In 1985, President Reagan named Schifter to be the State Department’s top human rights advocate. Schifter, who is Jewish, succeeded another Reagan-appointed Jew, Elliott Abrams.

With his service under both Reagan and President Bush, Schifter, 68, outlasted all other assistant secretaries in the department.

Schifter said he resigned because it was time to “move out” and that his decision was not “motivated by any disagreement” with U.S. policy.

But Shoshana Bryen, a former executive director of the Jewish Institute for National Security Affairs, which Schifter helped found, said Schifter’s timing may have been linked to Bush’s veto of a bill in Congress that opposed granting most-favored-nation trade status to China.

Schifter’s belief in a tough human rights stand against China “was one of his big things, for sure,” Bryen said.

Pro-Israel activists could not confirm a Washington Times report that Schifter may also have been motivated to leave by his uneasiness with the State Department’s 1992 human rights report, which Schifter may have felt was too harsh on Israel.

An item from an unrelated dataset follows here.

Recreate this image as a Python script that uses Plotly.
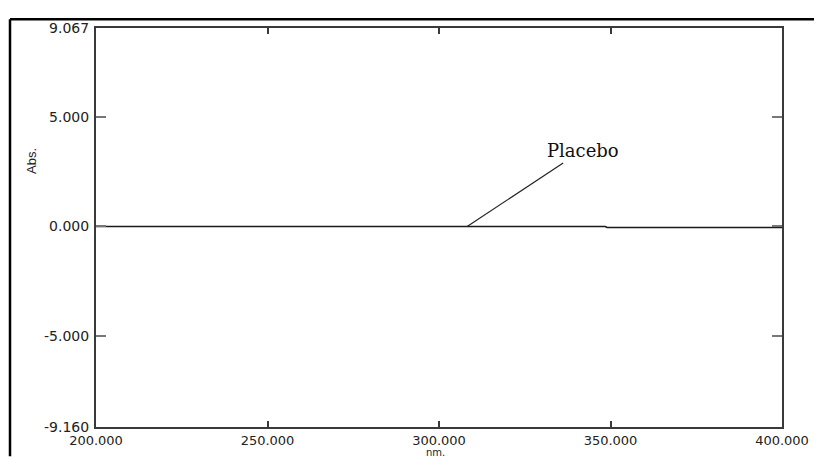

But Morris Amitay, treasurer of the Washington PAC, a pro-Israel political action committee, said that “as an American Jew and as someone who has a strong attachment to Israel, he would have every reason to resign from an administration that has been so hostile to Israel.”

‘NO MORE STAUNCH A FRIEND’

David Harris, executive vice president of the American Jewish Committee, said that in recent years in the U.S. government, “there has been no more staunch a friend of Soviet Jews and their right to emigrate” than Schifter.

Micah Naftalin, national director of the Union of Councils for Soviet Jews, said that after Schifter joined the Reagan administration in 1985, he soon was at the “peak of his productivity” in pressing the then-Soviet Union to allow large numbers of Jews to emigrate.

But in recent months, with the breakup of the Soviet Union into 15 republics, Schifter and other U.S. officials have not done enough to press for human rights improvements, Naftalin charged.

Martin Wenick, executive director of the National Conference on Soviet Jewry, called it “premature” to say the U.S. government has reacted insufficiently to the new republics.

“Certainly the U.S. government has outlined areas in which it’s interested, including human rights, and it’s up to us now as organizations to monitor what’s going on.

“And should we feel that they are not living up to the standards, we will bring it up to the U.S. government,” Wenick added.

Schifter came to the United States in 1938 as a refugee from Austria. His parents, who stayed behind, later died during the Holocaust.

He will be leaving the State Department post in early April, said Wenick. Bush has yet to nominate a successor.